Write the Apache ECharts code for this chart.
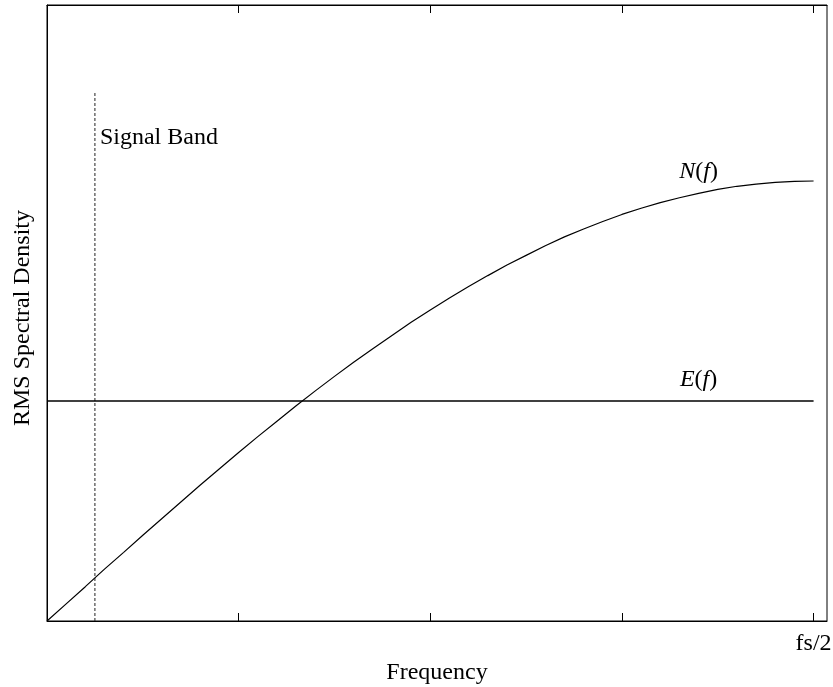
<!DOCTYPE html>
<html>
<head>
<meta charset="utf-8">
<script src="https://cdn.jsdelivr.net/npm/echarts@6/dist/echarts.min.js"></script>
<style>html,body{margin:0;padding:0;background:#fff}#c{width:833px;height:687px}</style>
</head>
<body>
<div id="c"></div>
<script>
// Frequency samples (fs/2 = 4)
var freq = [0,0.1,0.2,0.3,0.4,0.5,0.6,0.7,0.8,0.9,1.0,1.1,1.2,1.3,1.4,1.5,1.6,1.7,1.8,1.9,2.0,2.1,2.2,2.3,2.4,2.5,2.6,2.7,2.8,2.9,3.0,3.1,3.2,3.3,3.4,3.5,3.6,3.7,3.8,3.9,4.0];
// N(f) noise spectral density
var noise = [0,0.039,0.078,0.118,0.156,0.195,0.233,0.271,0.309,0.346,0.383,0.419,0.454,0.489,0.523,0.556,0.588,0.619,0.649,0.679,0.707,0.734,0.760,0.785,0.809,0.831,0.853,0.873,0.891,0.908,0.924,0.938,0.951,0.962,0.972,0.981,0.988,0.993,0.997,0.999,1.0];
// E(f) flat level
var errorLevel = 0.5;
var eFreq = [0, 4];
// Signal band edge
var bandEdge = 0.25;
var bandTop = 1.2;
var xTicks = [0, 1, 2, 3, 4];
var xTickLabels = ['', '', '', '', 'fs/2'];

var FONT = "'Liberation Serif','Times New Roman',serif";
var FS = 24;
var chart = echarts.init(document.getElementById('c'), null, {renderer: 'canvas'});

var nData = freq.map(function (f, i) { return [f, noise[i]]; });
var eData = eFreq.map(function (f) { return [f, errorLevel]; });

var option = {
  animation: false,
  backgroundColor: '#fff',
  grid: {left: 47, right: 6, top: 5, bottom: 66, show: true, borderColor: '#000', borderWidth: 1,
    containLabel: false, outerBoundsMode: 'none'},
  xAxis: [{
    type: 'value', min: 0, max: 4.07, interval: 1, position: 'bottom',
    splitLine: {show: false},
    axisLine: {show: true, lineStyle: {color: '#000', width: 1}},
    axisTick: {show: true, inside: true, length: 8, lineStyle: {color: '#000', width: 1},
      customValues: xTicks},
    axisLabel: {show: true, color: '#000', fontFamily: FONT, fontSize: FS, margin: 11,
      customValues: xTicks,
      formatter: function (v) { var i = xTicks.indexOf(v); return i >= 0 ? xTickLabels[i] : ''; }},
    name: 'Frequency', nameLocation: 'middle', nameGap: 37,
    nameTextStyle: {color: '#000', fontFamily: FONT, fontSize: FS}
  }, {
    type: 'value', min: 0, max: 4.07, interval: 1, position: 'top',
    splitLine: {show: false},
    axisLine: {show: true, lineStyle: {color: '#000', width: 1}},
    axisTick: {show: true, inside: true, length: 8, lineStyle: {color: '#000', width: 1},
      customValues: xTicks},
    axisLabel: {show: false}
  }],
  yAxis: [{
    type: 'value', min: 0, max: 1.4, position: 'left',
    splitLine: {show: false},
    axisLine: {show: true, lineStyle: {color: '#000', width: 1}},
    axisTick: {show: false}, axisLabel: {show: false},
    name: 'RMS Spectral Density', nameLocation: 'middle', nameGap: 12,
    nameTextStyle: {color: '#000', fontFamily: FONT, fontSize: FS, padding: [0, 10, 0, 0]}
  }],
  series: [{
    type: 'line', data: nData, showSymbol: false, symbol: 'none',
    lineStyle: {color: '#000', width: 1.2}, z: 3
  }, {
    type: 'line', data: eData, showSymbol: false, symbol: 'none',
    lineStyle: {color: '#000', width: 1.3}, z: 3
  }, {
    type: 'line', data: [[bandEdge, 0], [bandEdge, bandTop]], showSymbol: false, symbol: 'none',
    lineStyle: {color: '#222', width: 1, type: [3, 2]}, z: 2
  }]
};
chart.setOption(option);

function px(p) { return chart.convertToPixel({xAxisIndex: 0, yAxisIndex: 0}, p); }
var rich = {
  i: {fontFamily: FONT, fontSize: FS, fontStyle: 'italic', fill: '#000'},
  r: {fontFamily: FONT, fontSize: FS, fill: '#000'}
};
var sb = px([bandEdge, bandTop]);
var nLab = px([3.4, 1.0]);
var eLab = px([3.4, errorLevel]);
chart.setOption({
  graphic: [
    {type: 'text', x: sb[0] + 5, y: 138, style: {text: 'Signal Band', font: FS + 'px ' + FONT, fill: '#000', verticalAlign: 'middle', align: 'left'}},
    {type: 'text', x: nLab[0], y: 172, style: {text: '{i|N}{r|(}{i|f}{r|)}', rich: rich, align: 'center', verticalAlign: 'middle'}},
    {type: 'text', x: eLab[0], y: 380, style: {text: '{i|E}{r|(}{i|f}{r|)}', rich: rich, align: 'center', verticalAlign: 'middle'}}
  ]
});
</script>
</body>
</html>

Problem to work on: Reproduce the material above in full and without alteration, but skip all pictures.

Correct response:
Write the Apache ECharts code for this chart.
<!DOCTYPE html>
<html>
<head>
<meta charset="utf-8">
<script src="https://cdn.jsdelivr.net/npm/echarts@6/dist/echarts.min.js"></script>
<style>html,body{margin:0;padding:0;background:#fff}#c{width:833px;height:687px}</style>
</head>
<body>
<div id="c"></div>
<script>
// Frequency samples (fs/2 = 4)
var freq = [0,0.1,0.2,0.3,0.4,0.5,0.6,0.7,0.8,0.9,1.0,1.1,1.2,1.3,1.4,1.5,1.6,1.7,1.8,1.9,2.0,2.1,2.2,2.3,2.4,2.5,2.6,2.7,2.8,2.9,3.0,3.1,3.2,3.3,3.4,3.5,3.6,3.7,3.8,3.9,4.0];
// N(f) noise spectral density
var noise = [0,0.039,0.078,0.118,0.156,0.195,0.233,0.271,0.309,0.346,0.383,0.419,0.454,0.489,0.523,0.556,0.588,0.619,0.649,0.679,0.707,0.734,0.760,0.785,0.809,0.831,0.853,0.873,0.891,0.908,0.924,0.938,0.951,0.962,0.972,0.981,0.988,0.993,0.997,0.999,1.0];
// E(f) flat level
var errorLevel = 0.5;
var eFreq = [0, 4];
// Signal band edge
var bandEdge = 0.25;
var bandTop = 1.2;
var xTicks = [0, 1, 2, 3, 4];
var xTickLabels = ['', '', '', '', 'fs/2'];

var FONT = "'Liberation Serif','Times New Roman',serif";
var FS = 24;
var chart = echarts.init(document.getElementById('c'), null, {renderer: 'canvas'});

var nData = freq.map(function (f, i) { return [f, noise[i]]; });
var eData = eFreq.map(function (f) { return [f, errorLevel]; });

var option = {
  animation: false,
  backgroundColor: '#fff',
  grid: {left: 47, right: 6, top: 5, bottom: 66, show: true, borderColor: '#000', borderWidth: 1,
    containLabel: false, outerBoundsMode: 'none'},
  xAxis: [{
    type: 'value', min: 0, max: 4.07, interval: 1, position: 'bottom',
    splitLine: {show: false},
    axisLine: {show: true, lineStyle: {color: '#000', width: 1}},
    axisTick: {show: true, inside: true, length: 8, lineStyle: {color: '#000', width: 1},
      customValues: xTicks},
    axisLabel: {show: true, color: '#000', fontFamily: FONT, fontSize: FS, margin: 11,
      customValues: xTicks,
      formatter: function (v) { var i = xTicks.indexOf(v); return i >= 0 ? xTickLabels[i] : ''; }},
    name: 'Frequency', nameLocation: 'middle', nameGap: 37,
    nameTextStyle: {color: '#000', fontFamily: FONT, fontSize: FS}
  }, {
    type: 'value', min: 0, max: 4.07, interval: 1, position: 'top',
    splitLine: {show: false},
    axisLine: {show: true, lineStyle: {color: '#000', width: 1}},
    axisTick: {show: true, inside: true, length: 8, lineStyle: {color: '#000', width: 1},
      customValues: xTicks},
    axisLabel: {show: false}
  }],
  yAxis: [{
    type: 'value', min: 0, max: 1.4, position: 'left',
    splitLine: {show: false},
    axisLine: {show: true, lineStyle: {color: '#000', width: 1}},
    axisTick: {show: false}, axisLabel: {show: false},
    name: 'RMS Spectral Density', nameLocation: 'middle', nameGap: 12,
    nameTextStyle: {color: '#000', fontFamily: FONT, fontSize: FS, padding: [0, 10, 0, 0]}
  }],
  series: [{
    type: 'line', data: nData, showSymbol: false, symbol: 'none',
    lineStyle: {color: '#000', width: 1.2}, z: 3
  }, {
    type: 'line', data: eData, showSymbol: false, symbol: 'none',
    lineStyle: {color: '#000', width: 1.3}, z: 3
  }, {
    type: 'line', data: [[bandEdge, 0], [bandEdge, bandTop]], showSymbol: false, symbol: 'none',
    lineStyle: {color: '#222', width: 1, type: [3, 2]}, z: 2
  }]
};
chart.setOption(option);

function px(p) { return chart.convertToPixel({xAxisIndex: 0, yAxisIndex: 0}, p); }
var rich = {
  i: {fontFamily: FONT, fontSize: FS, fontStyle: 'italic', fill: '#000'},
  r: {fontFamily: FONT, fontSize: FS, fill: '#000'}
};
var sb = px([bandEdge, bandTop]);
var nLab = px([3.4, 1.0]);
var eLab = px([3.4, errorLevel]);
chart.setOption({
  graphic: [
    {type: 'text', x: sb[0] + 5, y: 138, style: {text: 'Signal Band', font: FS + 'px ' + FONT, fill: '#000', verticalAlign: 'middle', align: 'left'}},
    {type: 'text', x: nLab[0], y: 172, style: {text: '{i|N}{r|(}{i|f}{r|)}', rich: rich, align: 'center', verticalAlign: 'middle'}},
    {type: 'text', x: eLab[0], y: 380, style: {text: '{i|E}{r|(}{i|f}{r|)}', rich: rich, align: 'center', verticalAlign: 'middle'}}
  ]
});
</script>
</body>
</html>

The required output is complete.